Monthly Archives: September 2013

John Diogenous Cycling safety

Cycling Collisions & What the Bike Community is Saying About Them

In many of my previous blog articles I have touched on the safety hazards that cyclists face each day while riding in Toronto. One of the most feared and dangerous threats posed by our busy city streets is, of course, the collision of a moving vehicle with a cyclist. However, in addition to moving vehicles, “dooring” has also brought down many cyclists in their riding prime. I have spoken about dooring in a previous article, identifying it as a collision caused by drivers opening their doors and cyclists being unable to swerve. When a cyclist hits a car door there can be serious consequences including long-term, debilitating injury or death.

I am constantly researching different biking issues and opportunities that arise in our city. This week was no different, and I found dozens of articles speaking directly to these aforementioned safety hazards. One Toronto cyclist was so put off by the fact that Toronto Police do not record doorings that he decided to create a website where these accidents can be recorded and measured. Thanks to his efforts, www.Doored.ca is now up and running. This website allows you to report dooring incidents and keep track of them in accordance with their time of occurrence, location and severity. This data is compiled alongside a map that designates where the incident took place.

The creator of Doored.ca is Justin Bull. On Metro Morning, he put forth excellent reasoning behind his decision to create this innovative app. When Ontario redefined what a collision meant, they took dooring incidents right off of the map. The new definition precludes dooring because, despite the severity of the resultant injuries, it is not realized as the collision of two vehicles that are in motion. This exclusion of dooring prevents police officers from having to keep track of the incidents – so Bull is doing that job for them.

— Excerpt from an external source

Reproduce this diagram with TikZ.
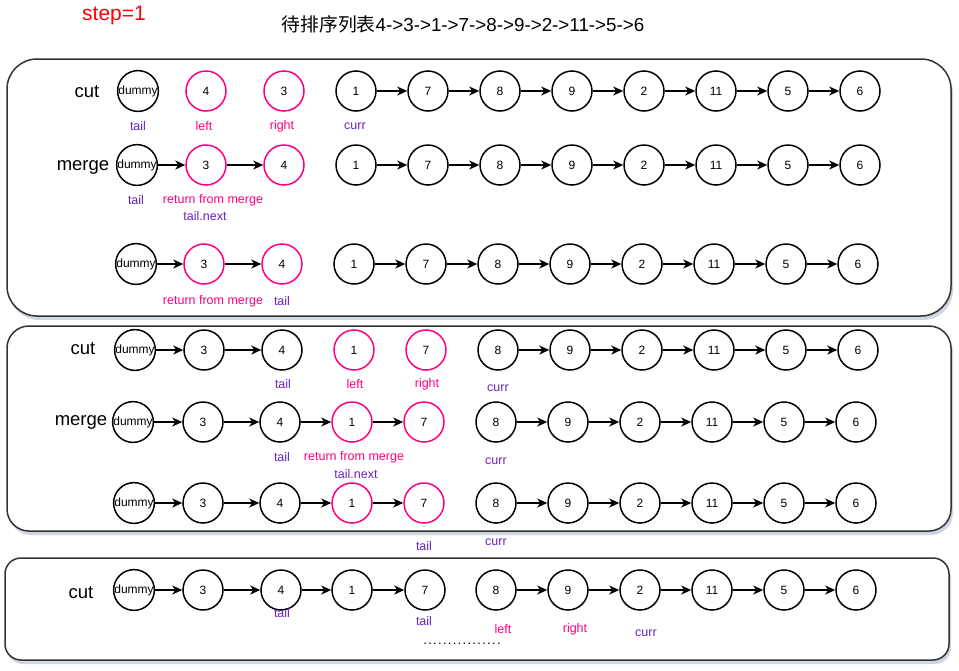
\documentclass[tikz,border=0pt]{standalone}
\usepackage{fontspec}
\setmainfont{Liberation Sans}
\newfontfamily\cjk{Noto Sans CJK SC}
\usetikzlibrary{arrows.meta,shadows}
\definecolor{pinkc}{HTML}{FF0080}
\definecolor{purc}{HTML}{6A22C0}
\definecolor{edgec}{HTML}{333333}
\definecolor{shadc}{HTML}{9AA0C0}
\begin{document}
\begin{tikzpicture}[x=1pt,y=-1pt,
  nd/.style={circle, draw=black, line width=1.5pt, minimum size=40pt, inner sep=0pt, font=\fontsize{12}{12}\selectfont},
  nb/.style={},
  pk/.style={draw=pinkc},
  arr/.style={-{Stealth[length=10pt,width=9pt,inset=3pt]}, line width=1.5pt},
  lp/.style={text=purc, font=\fontsize{12.5}{14}\selectfont, inner sep=0pt},
  lk/.style={text=pinkc, font=\fontsize{12.5}{14}\selectfont, inner sep=0pt},
  big/.style={font=\fontsize{18.5}{20}\selectfont, inner sep=0pt},
  panel/.style={draw=edgec, line width=1.5pt, fill=white,
    drop shadow={shadow xshift=2pt, shadow yshift=-4pt, opacity=0.45, fill=shadc}}]
\useasboundingbox (0,0) rectangle (959,670);

% title
\node[text=red, font=\fontsize{21}{22}\selectfont, inner sep=0pt] (step) at (114,15) {step=1};
\node[font=\fontsize{18.8}{20}\selectfont, inner sep=0pt] (title) at (463,24) {{\cjk 待排序列表}4->3->1->7->8->9->2->11->5->6};

% panels
\draw[panel, rounded corners=30pt] (7,59) rectangle (951,316);
\draw[panel, rounded corners=22pt] (7,326) rectangle (951,531);
\draw[panel, rounded corners=16pt] (5,558) rectangle (949,660);

% ---------- panel 1 ----------
\node[big] (cut1) at (87,92) {cut};
\foreach \v/\x/\s [count=\i] in {dummy/138/nb,4/206/pk,3/284/pk,1/356/nb,7/428/nb,8/500/nb,9/572/nb,2/644/nb,11/716/nb,5/788/nb,6/860/nb}
  \node[nd,\s] (a\i) at (\x,91) {\v};
\foreach \p/\q in {4/5,5/6,6/7,7/8,8/9,9/10,10/11}
  \draw[arr] (a\p) -- (a\q);
\node[lp] (a-tail) at (138,126) {tail};
\node[lk] (a-left) at (204,126) {left};
\node[lk] (a-right) at (282,126) {right};
\node[lp] (a-curr) at (355,126) {curr};

\node[big] (merge1) at (83,167) {merge};
\foreach \v/\x/\s [count=\i] in {dummy/137/nb,3/206/pk,4/284/pk,1/356/nb,7/428/nb,8/500/nb,9/572/nb,2/644/nb,11/716/nb,5/788/nb,6/860/nb}
  \node[nd,\s] (b\i) at (\x,165) {\v};
\foreach \p/\q in {1/2,2/3,4/5,5/6,6/7,7/8,8/9,9/10,10/11}
  \draw[arr] (b\p) -- (b\q);
\node[lp] (b-tail) at (136,200) {tail};
\node[lk] (b-ret) at (213,200) {return from merge};
\node[lp] (b-next) at (205,216) {tail.next};

\foreach \v/\x/\s [count=\i] in {dummy/136/nb,3/204/pk,4/282/pk,1/354/nb,7/426/nb,8/498/nb,9/570/nb,2/642/nb,11/714/nb,5/786/nb,6/858/nb}
  \node[nd,\s] (c\i) at (\x,264) {\v};
\foreach \p/\q in {1/2,2/3,4/5,5/6,6/7,7/8,8/9,9/10,10/11}
  \draw[arr] (c\p) -- (c\q);
\node[lk] (c-ret) at (213,301) {return from merge};
\node[lp] (c-tail) at (282,301) {tail};

% ---------- panel 2 ----------
\node[big] (cut2) at (83,349) {cut};
\foreach \v/\x/\s [count=\i] in {dummy/135/nb,3/204/nb,4/282/nb,1/354/pk,7/426/pk,8/498/nb,9/570/nb,2/642/nb,11/714/nb,5/786/nb,6/858/nb}
  \node[nd,\s] (d\i) at (\x,350) {\v};
\foreach \p/\q in {1/2,2/3,6/7,7/8,8/9,9/10,10/11}
  \draw[arr] (d\p) -- (d\q);
\node[lp] (d-tail) at (283,384) {tail};
\node[lk] (d-left) at (355,384) {left};
\node[lk] (d-right) at (427,384) {right};
\node[lp] (d-curr) at (498,388) {curr};

\node[big] (merge2) at (81,422) {merge};
\foreach \v/\x/\s [count=\i] in {dummy/133/nb,3/203/nb,4/280/nb,1/352/pk,7/424/pk,8/496/nb,9/568/nb,2/640/nb,11/712/nb,5/784/nb,6/856/nb}
  \node[nd,\s] (e\i) at (\x,422) {\v};
\foreach \p/\q in {1/2,2/3,3/4,4/5,6/7,7/8,8/9,9/10,10/11}
  \draw[arr] (e\p) -- (e\q);
\node[lp] (e-tail) at (282,457) {tail};
\node[lk] (e-ret) at (354,457) {return from merge};
\node[lp] (e-next) at (356,474) {tail.next};
\node[lp] (e-curr) at (496,461) {curr};

\foreach \v/\x/\s [count=\i] in {dummy/134/nb,3/203/nb,4/280/nb,1/352/pk,7/424/pk,8/496/nb,9/568/nb,2/640/nb,11/712/nb,5/784/nb,6/856/nb}
  \node[nd,\s] (f\i) at (\x,503) {\v};
\foreach \p/\q in {1/2,2/3,3/4,4/5,6/7,7/8,8/9,9/10,10/11}
  \draw[arr] (f\p) -- (f\q);
\node[lp] (f-curr) at (496,542) {curr};
\node[lp] (f-tail) at (424,546) {tail};

% ---------- panel 3 ----------
\node[big] (cut3) at (81,593) {cut};
\foreach \v/\x/\s [count=\i] in {dummy/134/nb,3/203/nb,4/281/nb,1/352/nb,7/425/nb,8/496/nb,9/568/nb,2/640/nb,11/712/nb,5/784/nb,6/856/nb}
  \node[nd,\s] (g\i) at (\x,590) {\v};
\foreach \p/\q in {1/2,2/3,3/4,4/5,6/7,7/8,8/9,9/10,10/11}
  \draw[arr] (g\p) -- (g\q);
\node[lp] (g-tail1) at (282,613) {tail};
\node[lp] (g-tail2) at (424,621) {tail};
\node[lk] (g-left) at (503,629) {left};
\node[lk] (g-right) at (575,629) {right};
\node[lp] (g-curr) at (646,633) {curr};
\node[font=\fontsize{13}{14}\selectfont\addfontfeature{LetterSpace=10}, inner sep=0pt] (dots) at (462,644) {................};
\end{tikzpicture}
\end{document}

Many cyclists are saluting Bull’s efforts. However, the majority acknowledge that this sliver of education is not going to protect cyclists. Although the visibility of the numbers may encourage our community to recognize that dooring is actually a significant issue, this may not be enough to save lives. Therefore, in response to this enthusiastic act, many cyclists have put forth ideas regarding how to lessen the likelihood of such incidents.

Many Torontonian cyclists suggest that the fine for dooring, which is only $85, should be increased to discourage drivers from being so careless. Others argue that the municipality should readdress the issue, reopening it to be considered as a collision and thereby taken more seriously. Toronto’s own Police Chief recognizes that the issue significantly impacts citizens’ commutes each day; however, there is no easy resolution to be found at this time. Therefore, I put it out to all of you: how can we decrease the number of doorings in Toronto? Is there a way that will create more good than harm (in the way of driver/cyclist rivalry)?